• _EXERCISE BRIEF_
Go through the data below and copy it exactly, skipping every picture.

• _AVAILABLE DATA_
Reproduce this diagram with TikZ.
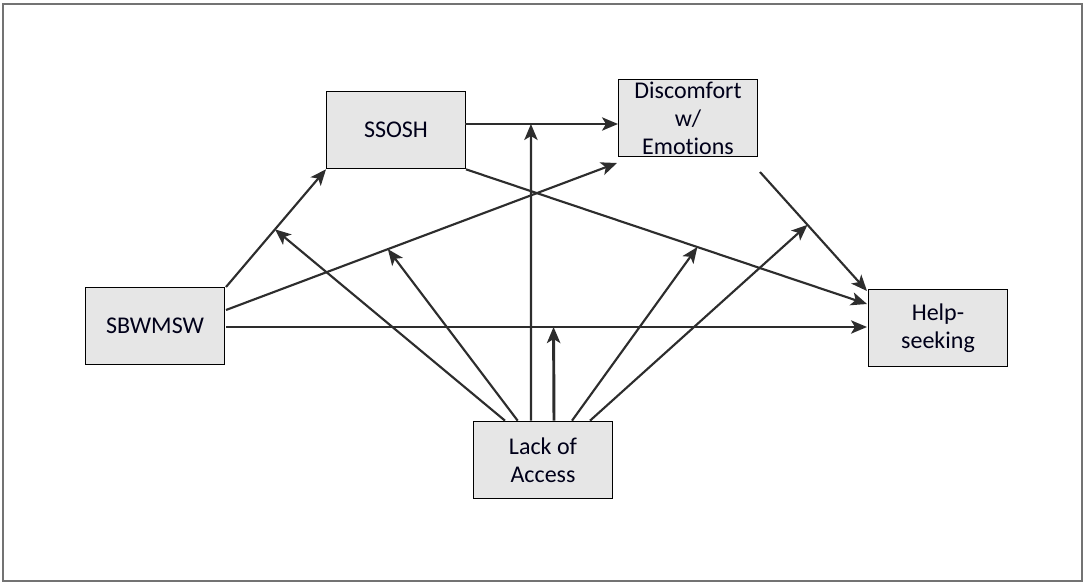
\documentclass[tikz,border=0pt]{standalone}
\usepackage{fontspec}
\setmainfont{Carlito}[RawFeature={-liga}]
\usetikzlibrary{arrows.meta}
\definecolor{boxfill}{RGB}{230,230,230}
\definecolor{linecol}{RGB}{45,45,45}
\begin{document}
\begin{tikzpicture}[x=0.75pt,y=-0.75pt,
  box/.style={draw=black,line width=1pt,fill=boxfill,minimum width=104pt,minimum height=58pt,
    inner sep=0pt,align=center,font=\fontsize{18}{21}\selectfont,text=black!90!blue},
  conn/.style={draw=linecol,line width=1.6pt,-{Stealth[length=12pt,width=10pt,inset=3pt]}},
  mod/.style={conn}]
\useasboundingbox (0,0) rectangle (1086,585);
\draw[draw=black!55,line width=1.5pt] (3,4) rectangle (1082,581);
% nodes
\node[box] (ss) at (396,130) {SSOSH};
\node[box] (di) at (688,118) {Discomfort\\w/\\Emotions};
\node[box] (sb) at (155,326) {SBWMSW};
\node[box] (hs) at (938,328) {Help-\\seeking};
\node[box] (la) at (543,460) {Lack of\\Access};
% coordinates on box borders
\coordinate (sbA) at (226,287);
\coordinate (sbB) at (226,310);
\coordinate (sbC) at (226,327);
\coordinate (diB) at (617,163);
\coordinate (diC) at (760,172);
\coordinate (hsA) at (867,291);
\coordinate (hsB) at (867,304);
\coordinate (hsC) at (867,327);
\coordinate (ssA) at (465,124);
\coordinate (diA) at (618,124);
% main paths
\draw[conn] (sbA) -- (ss.south west) coordinate[pos=0.49] (m1);
\draw[conn] (sbB) -- (diB) coordinate[pos=0.414] (m2);
\draw[conn] (sbC) -- (hsC) coordinate[pos=0.511] (m3);
\draw[conn] (ssA) -- (diA) coordinate[pos=0.431] (m4);
\draw[conn] (ss.south east) -- (hsB) coordinate[pos=0.577] (m5);
\draw[conn] (diC) -- (hsA) coordinate[pos=0.444] (m6);
% moderator paths
\draw[mod] ([xshift=-28.5pt]la.north) -- (m1);
\draw[mod] ([xshift=-19pt]la.north) -- (m2);
\draw[mod] ([xshift=-9pt]la.north) -- (m4);
\draw[mod,line width=2.2pt] ([xshift=8.25pt]la.north) -- (m3);
\draw[mod] ([xshift=21.75pt]la.north) -- (m5);
\draw[mod] ([xshift=35.25pt]la.north) -- (m6);
\end{tikzpicture}
\end{document}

• _ANSWER_
Reproduce this diagram with TikZ.
\documentclass[tikz,border=0pt]{standalone}
\usepackage{fontspec}
\setmainfont{Carlito}[RawFeature={-liga}]
\usetikzlibrary{arrows.meta}
\definecolor{boxfill}{RGB}{230,230,230}
\definecolor{linecol}{RGB}{45,45,45}
\begin{document}
\begin{tikzpicture}[x=0.75pt,y=-0.75pt,
  box/.style={draw=black,line width=1pt,fill=boxfill,minimum width=104pt,minimum height=58pt,
    inner sep=0pt,align=center,font=\fontsize{18}{21}\selectfont,text=black!90!blue},
  conn/.style={draw=linecol,line width=1.6pt,-{Stealth[length=12pt,width=10pt,inset=3pt]}},
  mod/.style={conn}]
\useasboundingbox (0,0) rectangle (1086,585);
\draw[draw=black!55,line width=1.5pt] (3,4) rectangle (1082,581);
% nodes
\node[box] (ss) at (396,130) {SSOSH};
\node[box] (di) at (688,118) {Discomfort\\w/\\Emotions};
\node[box] (sb) at (155,326) {SBWMSW};
\node[box] (hs) at (938,328) {Help-\\seeking};
\node[box] (la) at (543,460) {Lack of\\Access};
% coordinates on box borders
\coordinate (sbA) at (226,287);
\coordinate (sbB) at (226,310);
\coordinate (sbC) at (226,327);
\coordinate (diB) at (617,163);
\coordinate (diC) at (760,172);
\coordinate (hsA) at (867,291);
\coordinate (hsB) at (867,304);
\coordinate (hsC) at (867,327);
\coordinate (ssA) at (465,124);
\coordinate (diA) at (618,124);
% main paths
\draw[conn] (sbA) -- (ss.south west) coordinate[pos=0.49] (m1);
\draw[conn] (sbB) -- (diB) coordinate[pos=0.414] (m2);
\draw[conn] (sbC) -- (hsC) coordinate[pos=0.511] (m3);
\draw[conn] (ssA) -- (diA) coordinate[pos=0.431] (m4);
\draw[conn] (ss.south east) -- (hsB) coordinate[pos=0.577] (m5);
\draw[conn] (diC) -- (hsA) coordinate[pos=0.444] (m6);
% moderator paths
\draw[mod] ([xshift=-28.5pt]la.north) -- (m1);
\draw[mod] ([xshift=-19pt]la.north) -- (m2);
\draw[mod] ([xshift=-9pt]la.north) -- (m4);
\draw[mod,line width=2.2pt] ([xshift=8.25pt]la.north) -- (m3);
\draw[mod] ([xshift=21.75pt]la.north) -- (m5);
\draw[mod] ([xshift=35.25pt]la.north) -- (m6);
\end{tikzpicture}
\end{document}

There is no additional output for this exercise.